START Data lines
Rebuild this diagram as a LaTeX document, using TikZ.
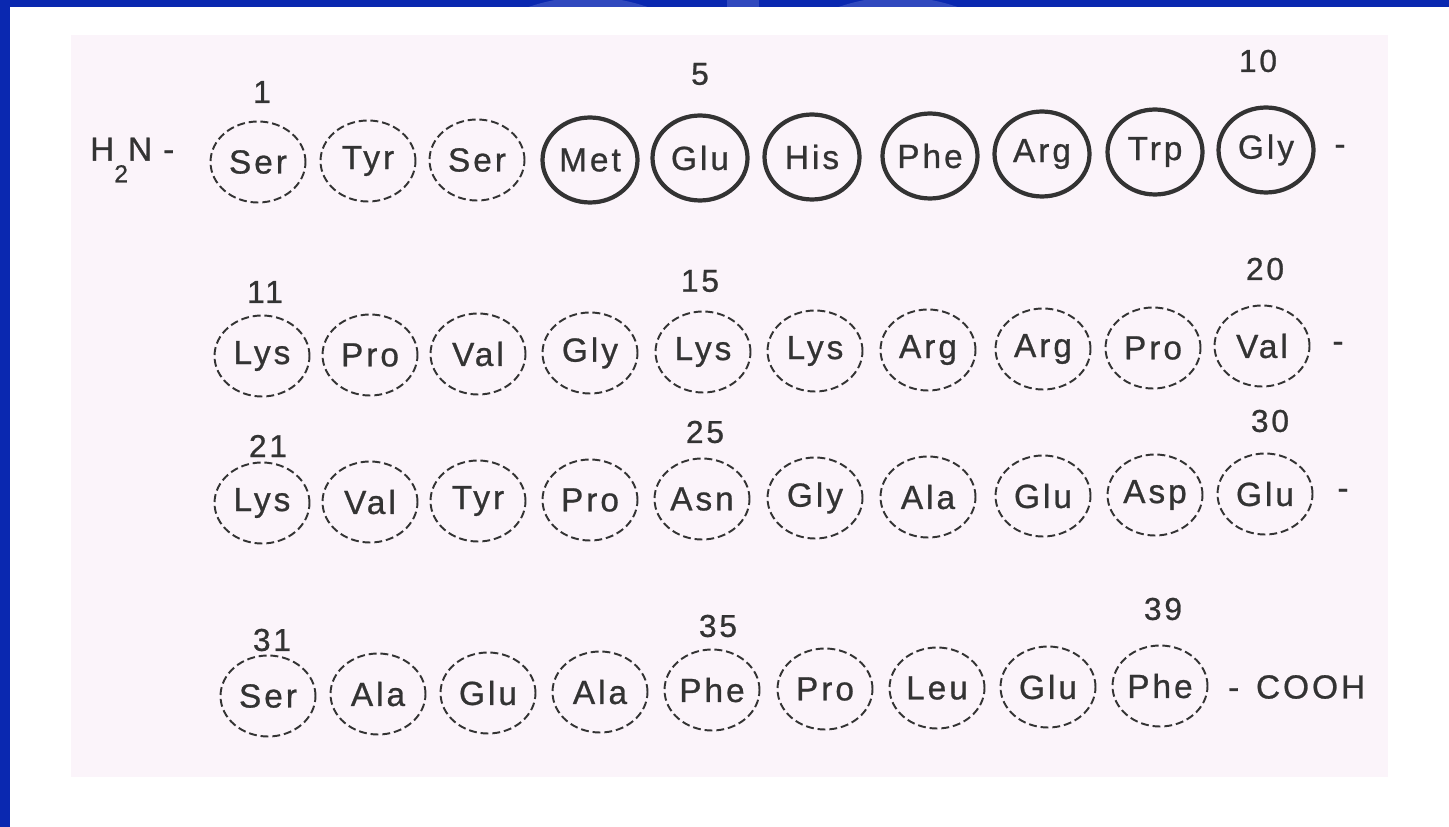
\documentclass[tikz,border=0pt]{standalone}
\usepackage{fontspec}
\setmainfont[LetterSpace=9,FakeBold=0.8]{Liberation Sans}
\usetikzlibrary{shapes.geometric}
\definecolor{slideblue}{HTML}{0A28B0}
\definecolor{slidearc}{HTML}{3049BE}
\definecolor{panelpink}{HTML}{FBF4FA}
\definecolor{ink}{HTML}{333333}
\begin{document}
\begin{tikzpicture}[x=0.02cm,y=-0.02cm,
  res/.style={ellipse, draw=ink, line width=1.1pt, dash pattern=on 4.5pt off 2.2pt,
    minimum width=1.9cm, minimum height=1.62cm, inner sep=0pt, text=ink,
    font=\fontsize{19}{19}\selectfont},
  core/.style={res, solid, line width=2.4pt, minimum height=1.7cm},
  num/.style={text=ink, font=\fontsize{18}{18}\selectfont},
  txt/.style={text=ink, font=\fontsize{19}{19}\selectfont}]
\useasboundingbox (0,0) rectangle (1449,827);
\fill[white] (0,0) rectangle (1449,827);
\begin{scope}
\clip (0,0) rectangle (1449,7);
\fill[slideblue] (0,0) rectangle (1449,7);
\fill[slidearc] (588,178) circle[radius=181];
\fill[slidearc] (898,178) circle[radius=181];
\fill[slidearc] (727,0) rectangle (759,7);
\end{scope}
\fill[slideblue] (0,0) rectangle (10,827);
\fill[panelpink] (71,35) rectangle (1388,777);

% residues 1-10
\node[res] (r1) at (258,162) {Ser};
\node[res] (r2) at (368,161) {Tyr};
\node[res] (r3) at (477,160) {Ser};
\node[core] (r4) at (590,160) {Met};
\node[core] (r5) at (700,158) {Glu};
\node[core] (r6) at (812,157) {His};
\node[core] (r7) at (930,156) {Phe};
\node[core] (r8) at (1042,154) {Arg};
\node[core] (r9) at (1155,152) {Trp};
\node[core] (r10) at (1266,150) {Gly};
\node[txt, anchor=west] (nterm) at (84,160) {H\raisebox{-0.65em}{\fontsize{14}{14}\selectfont 2}N\,\,-};
\node[txt] (e1) at (1340,150) {-};

% residues 11-20
\node[res] (r11) at (262,356) {Lys};
\node[res] (r12) at (370,355) {Pro};
\node[res] (r13) at (478,354) {Val};
\node[res] (r14) at (590,353) {Gly};
\node[res] (r15) at (703,352) {Lys};
\node[res] (r16) at (815,351) {Lys};
\node[res] (r17) at (928,350) {Arg};
\node[res] (r18) at (1043,349) {Arg};
\node[res] (r19) at (1153,348) {Pro};
\node[res] (r20) at (1262,346) {Val};
\node[txt] (e2) at (1338,347) {-};

% residues 21-30
\node[res] (r21) at (262,503) {Lys};
\node[res] (r22) at (370,502) {Val};
\node[res] (r23) at (478,501) {Tyr};
\node[res] (r24) at (590,500) {Pro};
\node[res] (r25) at (702,499) {Asn};
\node[res] (r26) at (815,498) {Gly};
\node[res] (r27) at (928,497) {Ala};
\node[res] (r28) at (1043,496) {Glu};
\node[res] (r29) at (1155,495) {Asp};
\node[res] (r30) at (1265,494) {Glu};
\node[txt] (e3) at (1343,494) {-};

% residues 31-39
\node[res] (r31) at (268,696) {Ser};
\node[res] (r32) at (378,694) {Ala};
\node[res] (r33) at (488,693) {Glu};
\node[res] (r34) at (600,692) {Ala};
\node[res] (r35) at (712,690) {Phe};
\node[res] (r36) at (825,689) {Pro};
\node[res] (r37) at (937,688) {Leu};
\node[res] (r38) at (1048,687) {Glu};
\node[res] (r39) at (1160,686) {Phe};
\node[txt, anchor=west] (cterm) at (1222,687) {-\enspace COOH};

% position numbers
\node[num] (n1) at (262,92) {1};
\node[num] (n5) at (700,74) {5};
\node[num] (n10) at (1258,61) {10};
\node[num] (n11) at (265,292) {11};
\node[num] (n15) at (700,281) {15};
\node[num] (n20) at (1265,269) {20};
\node[num] (n21) at (268,446) {21};
\node[num] (n25) at (705,432) {25};
\node[num] (n30) at (1270,421) {30};
\node[num] (n31) at (272,640) {31};
\node[num] (n35) at (718,626) {35};
\node[num] (n39) at (1163,609) {39};
\end{tikzpicture}
\end{document}
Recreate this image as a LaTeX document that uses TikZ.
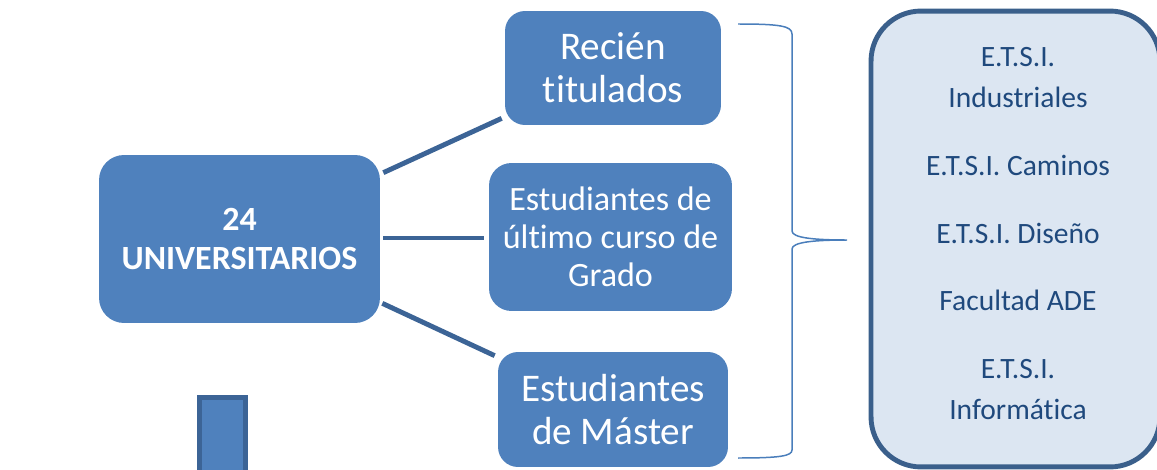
\documentclass[tikz,border=0pt]{standalone}
\usepackage{fontspec}
\setmainfont{Carlito}[Ligatures=NoCommon]
\usetikzlibrary{calc}
\definecolor{boxblue}{RGB}{79,129,189}
\definecolor{edgeblue}{RGB}{60,100,150}
\definecolor{panelfill}{RGB}{220,230,242}
\definecolor{paneledge}{RGB}{58,95,139}
\definecolor{paneltext}{RGB}{31,73,125}
\definecolor{braceblue}{RGB}{74,126,187}

\begin{document}
\begin{tikzpicture}[x=0.02cm,y=-0.02cm,
  box/.style={rectangle, rounded corners=0.4cm, fill=boxblue, text=white, align=center, inner sep=0pt},
  link/.style={edgeblue, line width=2.8pt},
  school/.style={text=paneltext, align=center, inner sep=0pt, font=\fontsize{16.8}{23.2}\selectfont}]

\useasboundingbox (0,0) rectangle (1157,470);
\clip (0,0) rectangle (1157,470);

% Main box
\node[box, rounded corners=0.5cm, minimum width=5.62cm, minimum height=3.36cm,
  font=\bfseries\fontsize{19.3}{22.1}\selectfont] (uni) at (239.5,239) {24\\UNIVERSITARIOS};

% Three groups
\node[box, minimum width=4.32cm, minimum height=2.28cm,
  font=\fontsize{22.3}{24.4}\selectfont] (recien) at (613,68) {Recién\\titulados};
\node[box, rounded corners=0.45cm, minimum width=4.86cm, minimum height=2.96cm,
  font=\fontsize{19.4}{21.5}\selectfont] (grado) at (610.5,237) {Estudiantes de\\último curso de\\Grado};
\node[box, minimum width=4.6cm, minimum height=2.3cm,
  font=\fontsize{22.3}{24.4}\selectfont] (master) at (613,409.5) {Estudiantes\\de Máster};

% Small bar below
\node[draw=edgeblue, line width=2.8pt, fill=boxblue, inner sep=0pt,
  minimum width=0.92cm, minimum height=1.64cm] (bar) at (222.5,438.75) {};

% Connecting edges
\draw[link] ($(uni.north east)+(3,18)$) -- ($(recien.south west)+(-3,-7)$);
\draw[link] ($(uni.east)+(3,-1)$) -- ($(grado.west)+(-5,1)$);
\draw[link] ($(uni.south east)+(2,-20)$) -- ($(master.north west)+(-3,4)$);

% Brace
\draw[braceblue, line width=0.85pt]
  (738,24) .. controls (780,24) and (792,26) .. (792,34) -- (792,231)
  .. controls (792,238) and (815,240) .. (847,240)
  .. controls (815,240) and (792,242) .. (792,249) -- (792,450)
  .. controls (792,456) and (780,458) .. (738,458);

% Schools panel
\node[draw=paneledge, fill=panelfill, line width=2.8pt, rounded corners=1cm,
  minimum width=5.78cm, minimum height=9.12cm] (panel) at (1015.5,239) {};
\foreach \txt/\y [count=\i] in {{E.T.S.I.\\Industriales}/77.5, {E.T.S.I. Caminos}/165,
    {E.T.S.I. Diseño}/233, {Facultad ADE}/300, {E.T.S.I.\\Informática}/389.5}
  \node[school] (s\i) at (1018,\y) {\txt};

\end{tikzpicture}
\end{document}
END Data lines
--- Given request ---
In the data above, please extract the lines from the first one through the line with "(71,35) rectangle (1388,777);", exactly, and keep pictures out.

--- Answer for this exercise ---
Rebuild this diagram as a LaTeX document, using TikZ.
\documentclass[tikz,border=0pt]{standalone}
\usepackage{fontspec}
\setmainfont[LetterSpace=9,FakeBold=0.8]{Liberation Sans}
\usetikzlibrary{shapes.geometric}
\definecolor{slideblue}{HTML}{0A28B0}
\definecolor{slidearc}{HTML}{3049BE}
\definecolor{panelpink}{HTML}{FBF4FA}
\definecolor{ink}{HTML}{333333}
\begin{document}
\begin{tikzpicture}[x=0.02cm,y=-0.02cm,
  res/.style={ellipse, draw=ink, line width=1.1pt, dash pattern=on 4.5pt off 2.2pt,
    minimum width=1.9cm, minimum height=1.62cm, inner sep=0pt, text=ink,
    font=\fontsize{19}{19}\selectfont},
  core/.style={res, solid, line width=2.4pt, minimum height=1.7cm},
  num/.style={text=ink, font=\fontsize{18}{18}\selectfont},
  txt/.style={text=ink, font=\fontsize{19}{19}\selectfont}]
\useasboundingbox (0,0) rectangle (1449,827);
\fill[white] (0,0) rectangle (1449,827);
\begin{scope}
\clip (0,0) rectangle (1449,7);
\fill[slideblue] (0,0) rectangle (1449,7);
\fill[slidearc] (588,178) circle[radius=181];
\fill[slidearc] (898,178) circle[radius=181];
\fill[slidearc] (727,0) rectangle (759,7);
\end{scope}
\fill[slideblue] (0,0) rectangle (10,827);
\fill[panelpink] (71,35) rectangle (1388,777);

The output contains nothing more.